Marcel Winatschek

Guilt-Free Alien Disposal

The one genuinely good thing about the world outside turning to cold rain and storms, the sun making only occasional brief appearances as if to laugh at you, is that you don’t have to feel guilty anymore about sitting in front of a screen all day eating cookies from a family-size box and running one stupid video game after another.

XCOM: Enemy Unknown is the latest ostensible cause of moral decline and youth corruption that I’d recommend to anyone. I’d describe it as an elegant hybrid of Mass Effect and Civilization—which I say having played approximately three games total in the past five years, so take that for what it’s worth.

The structure is turn-based tactical: you select missions around the globe, send a squad of special-forces soldiers into combat against slimy extraterrestrials, research technologies, promote your units, make sweeping decisions about which nations to protect and which to abandon to screaming, and eventually shoot the heads off various Mars Attacks!-looking creatures after a series of careful, deliberate clicks. It’s genuinely enjoyable in concept.

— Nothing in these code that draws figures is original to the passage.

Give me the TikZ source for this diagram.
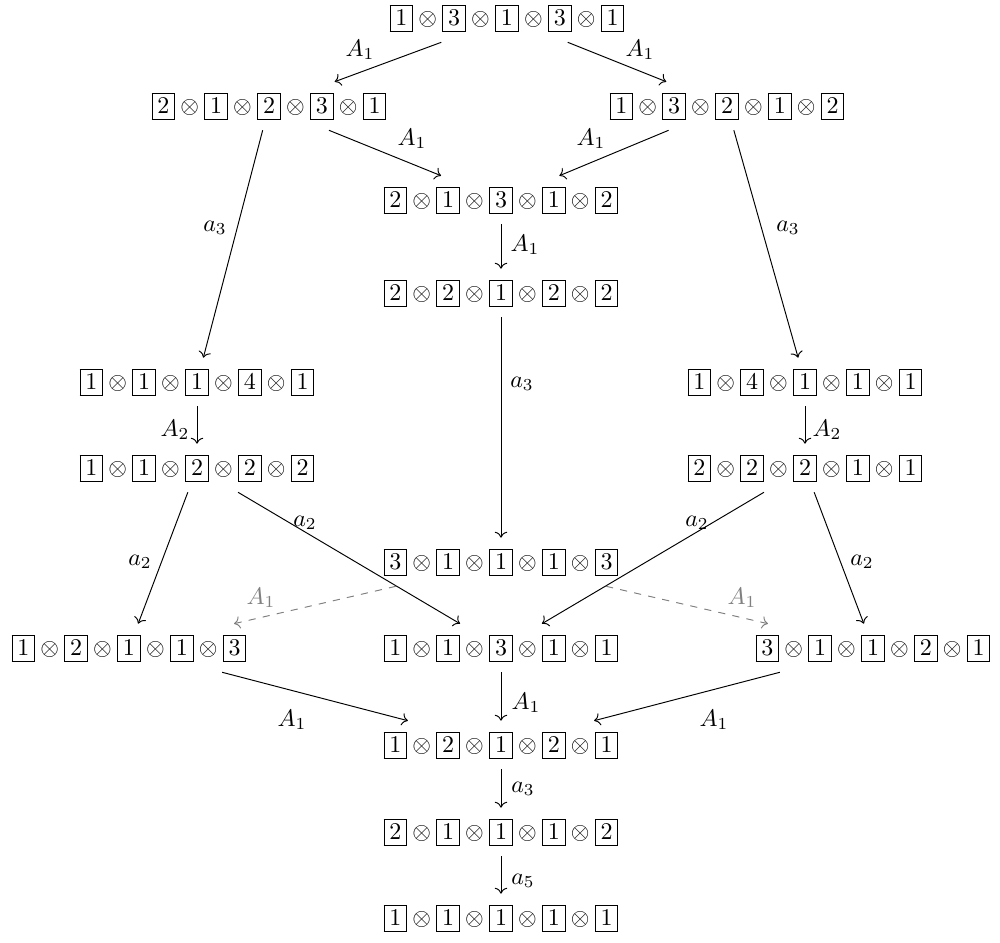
\documentclass[tikz,border=0pt]{standalone}
\usetikzlibrary{arrows.meta}
\setlength{\fboxsep}{2pt}
\newcommand{\bx}[1]{\fbox{$#1$}}
\newcommand{\tens}[5]{$\bx{#1}\otimes\bx{#2}\otimes\bx{#3}\otimes\bx{#4}\otimes\bx{#5}$}
\begin{document}
\begin{tikzpicture}[x=0.4167pt,y=-0.4167pt,
  st/.style={inner sep=3.5pt,outer sep=1pt},
  ar/.style={-{Computer Modern Rightarrow},line width=0.4pt},
  dar/.style={ar,dashed,gray},
  lab/.style={inner sep=0pt},
  glab/.style={lab,text=gray}]
\useasboundingbox (0,0) rectangle (1000,943);
\node[st] (n1) at (507,18) {\tens13131};
\node[st] (n2L) at (269,106) {\tens21231};
\node[st] (n2R) at (727,106) {\tens13212};
\node[st] (n4) at (501,200) {\tens21312};
\node[st] (n5) at (501,293) {\tens22122};
\node[st] (n6L) at (197,382) {\tens11141};
\node[st] (n6R) at (805,382) {\tens14111};
\node[st] (n7L) at (197,468) {\tens11222};
\node[st] (n7R) at (805,468) {\tens22211};
\node[st] (n8) at (501,562) {\tens31113};
\node[st] (n9L) at (129,648) {\tens12113};
\node[st] (n9M) at (501,648) {\tens11311};
\node[st] (n9R) at (873,648) {\tens31121};
\node[st] (n10) at (501,745) {\tens12121};
\node[st] (n11) at (501,832) {\tens21112};
\node[st] (n12) at (501,918) {\tens11111};

\draw[ar] (n1) -- (n2L);
\draw[ar] (n1) -- (n2R);
\draw[ar] (n2L) -- (n4);
\draw[ar] (n2R) -- (n4);
\draw[ar] (n4) -- (n5);
\draw[ar] (n2L) -- (n6L);
\draw[ar] (n2R) -- (n6R);
\draw[ar] (n5) -- (n8);
\draw[ar] (n6L) -- (n7L);
\draw[ar] (n6R) -- (n7R);
\draw[ar] (n7L) -- (n9L);
\draw[ar] (n7L) -- (n9M);
\draw[ar] (n7R) -- (n9M);
\draw[ar] (n7R) -- (n9R);
\draw[dar] (n8) -- (n9L);
\draw[dar] (n8) -- (n9R);
\draw[ar] (n9L) -- (n10);
\draw[ar] (n9M) -- (n10);
\draw[ar] (n9R) -- (n10);
\draw[ar] (n10) -- (n11);
\draw[ar] (n11) -- (n12);

\node[lab] (l1) at (360,50) {$A_1$};
\node[lab] (l2) at (640,50) {$A_1$};
\node[lab] (l3) at (412,139) {$A_1$};
\node[lab] (l4) at (591,139) {$A_1$};
\node[lab] (l5) at (525,245) {$A_1$};
\node[lab] (l6) at (215,228) {$a_3$};
\node[lab] (l7) at (788,228) {$a_3$};
\node[lab] (l8) at (522,384) {$a_3$};
\node[lab] (l9) at (175,430) {$A_2$};
\node[lab] (l10) at (827,430) {$A_2$};
\node[lab] (l11) at (140,562) {$a_2$};
\node[lab] (l12) at (305,523) {$a_2$};
\node[lab] (l13) at (697,523) {$a_2$};
\node[lab] (l14) at (862,562) {$a_2$};
\node[glab] (l15) at (261,598) {$A_1$};
\node[glab] (l16) at (742,598) {$A_1$};
\node[lab] (l17) at (292,720) {$A_1$};
\node[lab] (l18) at (526,703) {$A_1$};
\node[lab] (l19) at (714,720) {$A_1$};
\node[lab] (l20) at (523,789) {$a_3$};
\node[lab] (l21) at (523,881) {$a_5$};
\end{tikzpicture}
\end{document}
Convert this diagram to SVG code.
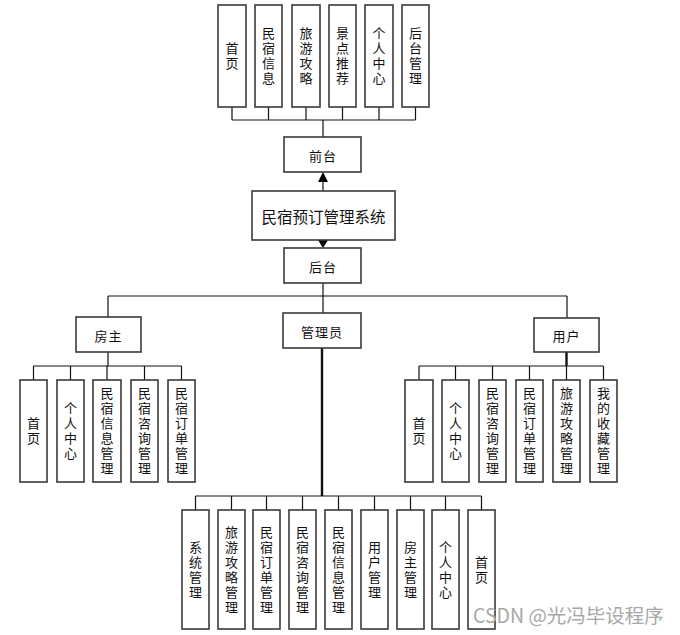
<svg xmlns="http://www.w3.org/2000/svg" width="680" height="635" viewBox="0 0 680 635">
<style>
.b{fill:#fff;stroke:#3a3a3a;stroke-width:1.6}
.t{font-family:"Noto Sans CJK SC","Noto Sans",sans-serif;font-size:13px;fill:#111;text-anchor:middle;dominant-baseline:central}
.v{font-family:"Noto Sans CJK SC","Noto Sans",sans-serif;font-size:13px;fill:#111;text-anchor:middle;writing-mode:vertical-rl;letter-spacing:2px}
.l{stroke:#111;stroke-width:1.2;fill:none}
.k{stroke:#111;stroke-width:2.4;fill:none}
</style>
<rect width="680" height="635" fill="#fff"/>
<g id="connectors">
<path class="l" d="M232,107V120M268.5,107V120M306,107V120M342.5,107V120M379,107V120M415.5,107V120M232,120H415.5M323,120V137"/>
<path class="l" d="M323,191V182"/>
<path d="M318,182L323,172L328,182Z" fill="#000"/>
<path d="M318,240L323,248L328,240Z" fill="#000"/>
<path class="l" d="M323,283V313M108,296H567M108,296V317M567,296V318"/>
<path class="l" d="M108,352V366M33.5,366H181.5M33.5,366V380M70.5,366V380M107,366V380M144.5,366V380M181.5,366V380"/>
<path class="k" d="M566.5,352V366"/>
<path class="l" d="M419,366H603.5M419,366V380M455.5,366V380M492.5,366V380M529.5,366V380M566.5,366V380M603.5,366V380"/>
<path class="k" d="M322,348V496"/>
<path class="l" d="M195.5,496H481.5M195.5,496V510M231.5,496V510M266.5,496V510M302.5,496V510M338.5,496V510M374.5,496V510M410.5,496V510M445.5,496V510M481.5,496V510"/>
</g>
<g id="n-shouye"><rect class="b" x="218" y="5" width="28" height="102"/><text class="v" x="232" y="57">首页</text></g>
<g id="n-minsuxinxi"><rect class="b" x="255" y="5" width="27" height="102"/><text class="v" x="268.5" y="57">民宿信息</text></g>
<g id="n-lvyougonglue"><rect class="b" x="292" y="5" width="28" height="102"/><text class="v" x="306" y="57">旅游攻略</text></g>
<g id="n-jingdian"><rect class="b" x="329" y="5" width="27" height="102"/><text class="v" x="342.5" y="57">景点推荐</text></g>
<g id="n-geren"><rect class="b" x="365" y="5" width="28" height="102"/><text class="v" x="379" y="57">个人中心</text></g>
<g id="n-houtaiguanli"><rect class="b" x="402" y="5" width="27" height="102"/><text class="v" x="415.5" y="57">后台管理</text></g>
<g id="n-qiantai"><rect class="b" x="284" y="137" width="77" height="35"/><text class="t" x="323" y="155" letter-spacing="1">前台</text></g>
<g id="n-system"><rect class="b" x="252" y="191" width="143" height="49"/><text class="t" x="323.5" y="215.5" style="font-size:15.5px">民宿预订管理系统</text></g>
<g id="n-houtai"><rect class="b" x="284" y="248" width="77" height="35"/><text class="t" x="323" y="266" letter-spacing="1">后台</text></g>
<g id="n-fangzhu"><rect class="b" x="76" y="317" width="65" height="35"/><text class="t" x="108.5" y="335" letter-spacing="1">房主</text></g>
<g id="n-guanliyuan"><rect class="b" x="283" y="313" width="78" height="35"/><text class="t" x="322" y="331" letter-spacing="1">管理员</text></g>
<g id="n-yonghu"><rect class="b" x="534" y="318" width="65" height="34"/><text class="t" x="566.5" y="335.5" letter-spacing="1">用户</text></g>
<g id="f-shouye"><rect class="b" x="20" y="380" width="27" height="102"/><text class="v" x="33.5" y="432">首页</text></g>
<g id="f-geren"><rect class="b" x="57" y="380" width="27" height="102"/><text class="v" x="70.5" y="432">个人中心</text></g>
<g id="f-xinxi"><rect class="b" x="93" y="380" width="28" height="102"/><text class="v" x="107" y="432">民宿信息管理</text></g>
<g id="f-zixun"><rect class="b" x="131" y="380" width="27" height="102"/><text class="v" x="144.5" y="432">民宿咨询管理</text></g>
<g id="f-dingdan"><rect class="b" x="168" y="380" width="27" height="102"/><text class="v" x="181.5" y="432">民宿订单管理</text></g>
<g id="u-shouye"><rect class="b" x="405" y="380" width="28" height="102"/><text class="v" x="419" y="432">首页</text></g>
<g id="u-geren"><rect class="b" x="442" y="380" width="27" height="102"/><text class="v" x="455.5" y="432">个人中心</text></g>
<g id="u-zixun"><rect class="b" x="479" y="380" width="27" height="102"/><text class="v" x="492.5" y="432">民宿咨询管理</text></g>
<g id="u-dingdan"><rect class="b" x="516" y="380" width="27" height="102"/><text class="v" x="529.5" y="432">民宿订单管理</text></g>
<g id="u-lvyou"><rect class="b" x="553" y="380" width="27" height="102"/><text class="v" x="566.5" y="432">旅游攻略管理</text></g>
<g id="u-shoucang"><rect class="b" x="590" y="380" width="27" height="102"/><text class="v" x="603.5" y="432">我的收藏管理</text></g>
<g id="a-xitong"><rect class="b" x="182" y="510" width="27" height="119"/><text class="v" x="195.5" y="570.5">系统管理</text></g>
<g id="a-lvyou"><rect class="b" x="218" y="510" width="27" height="119"/><text class="v" x="231.5" y="570.5">旅游攻略管理</text></g>
<g id="a-dingdan"><rect class="b" x="253" y="510" width="27" height="119"/><text class="v" x="266.5" y="570.5">民宿订单管理</text></g>
<g id="a-zixun"><rect class="b" x="289" y="510" width="27" height="119"/><text class="v" x="302.5" y="570.5">民宿咨询管理</text></g>
<g id="a-xinxi"><rect class="b" x="325" y="510" width="27" height="119"/><text class="v" x="338.5" y="570.5">民宿信息管理</text></g>
<g id="a-yonghu"><rect class="b" x="361" y="510" width="27" height="119"/><text class="v" x="374.5" y="570.5">用户管理</text></g>
<g id="a-fangzhu"><rect class="b" x="397" y="510" width="27" height="119"/><text class="v" x="410.5" y="570.5">房主管理</text></g>
<g id="a-geren"><rect class="b" x="432" y="510" width="27" height="119"/><text class="v" x="445.5" y="570.5">个人中心</text></g>
<g id="a-shouye"><rect class="b" x="468" y="510" width="27" height="119"/><text class="v" x="481.5" y="570.5">首页</text></g>
<text x="473" y="623" style="font-family:'Noto Sans CJK SC','Noto Sans',sans-serif;font-size:19.5px;fill:#a8a8a8">CSDN @光冯毕设程序</text>
</svg>
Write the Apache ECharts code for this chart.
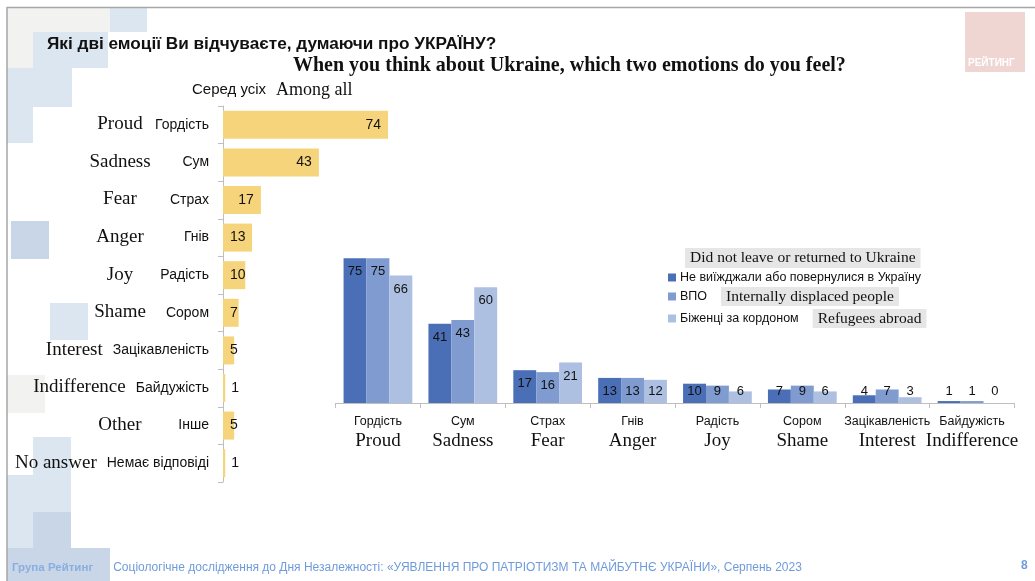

Less enjoyable: half your squad dies in the very first mission and you’re genuinely gutted about it, because you had plans for these people—the sniper you’d already decided was your favorite, the one you’d mentally named. Gone. Then everything accelerates: a kidnapping in China, an extraterrestrial terror attack in the US, and back at base a scientist who delivers every single line of dialogue as though she’s about thirty seconds from nodding off mid-sentence. Sleep well, Doctor.

The game borrows from every genre it can reach and welds the pieces into something compulsive, which makes it all the more frustrating that the actual story is so aggressively dull. If the aliens ever do show up for real, I’d ask them to at least put in some effort. Show some creativity. Dress as Santa Claus. Lure people onto the mothership with free beer and merch. Launch their own streaming platform and dissolve our brains from the inside over several seasons. But that last one might be too on the nose.

For anyone raised on Call of Duty who physically cannot tolerate waiting—the turn intervals, during which the enemy gets to decide what to do with your remaining soldiers, are not brief—XCOM will be a problem. It didn’t bother me. Whether I want to play more than five missions in a row, I honestly couldn’t tell you. Find the demo, try it yourself, make your own call. Over and out. Fuck these aliens.